Anyway, the “dispute” isn’t a disagreement about the evidence, but a disagreement between people who are looking at the evidence and people who aren’t. It’s like asking a naturalist why he doesn’t do a complete, once-and-for-all study on the evidence of evolution and creationism. The evidence is already conclusive; it’s just that there are people who don’t intend to accept it unless the hand of God appears in the sky one afternoon and writes “ALL RIGHT! I CONFESS! I DID IT BY EVOLUTION! IT TOOK ME YEARS! I’SE JUST KIDDING ABOUT THE SEVEN DAYS! AND BY THE WAY, MILWAUKEE COUNTY STADIUM IS A PITCHER’S PARK … BE BACK NEXT MILLENNIUM. LOVE, GOD. P.S. IF YOU DO ANY MORE MOVIES I’D PREFER DEBRA WINGER TO GEORGE BURNS.”

There are some who still refuse to look at the evidence, and they never will. I say nuts to them. They’re not going to come around, and we shouldn’t care anymore. Let them continue to overvalue heart, chemistry and other intangibles.

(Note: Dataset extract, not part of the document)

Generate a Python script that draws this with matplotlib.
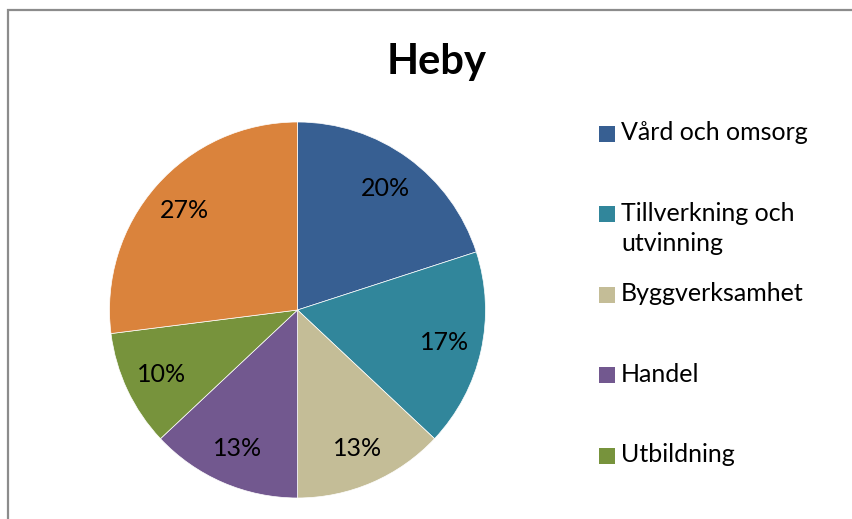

The truth is on our side, and by focusing on the next generation of fans, the next generation of sportswriters, and the next generation of general managers, the game will be better served, and objective statistical analysis will be given equal footing with subjective scouting.

We do this not because we desire to hold the popular viewpoint, but because we love the game, and we love our teams. We do this because we want our favorite teams to be run intelligently. We do this because it’s the right thing to do.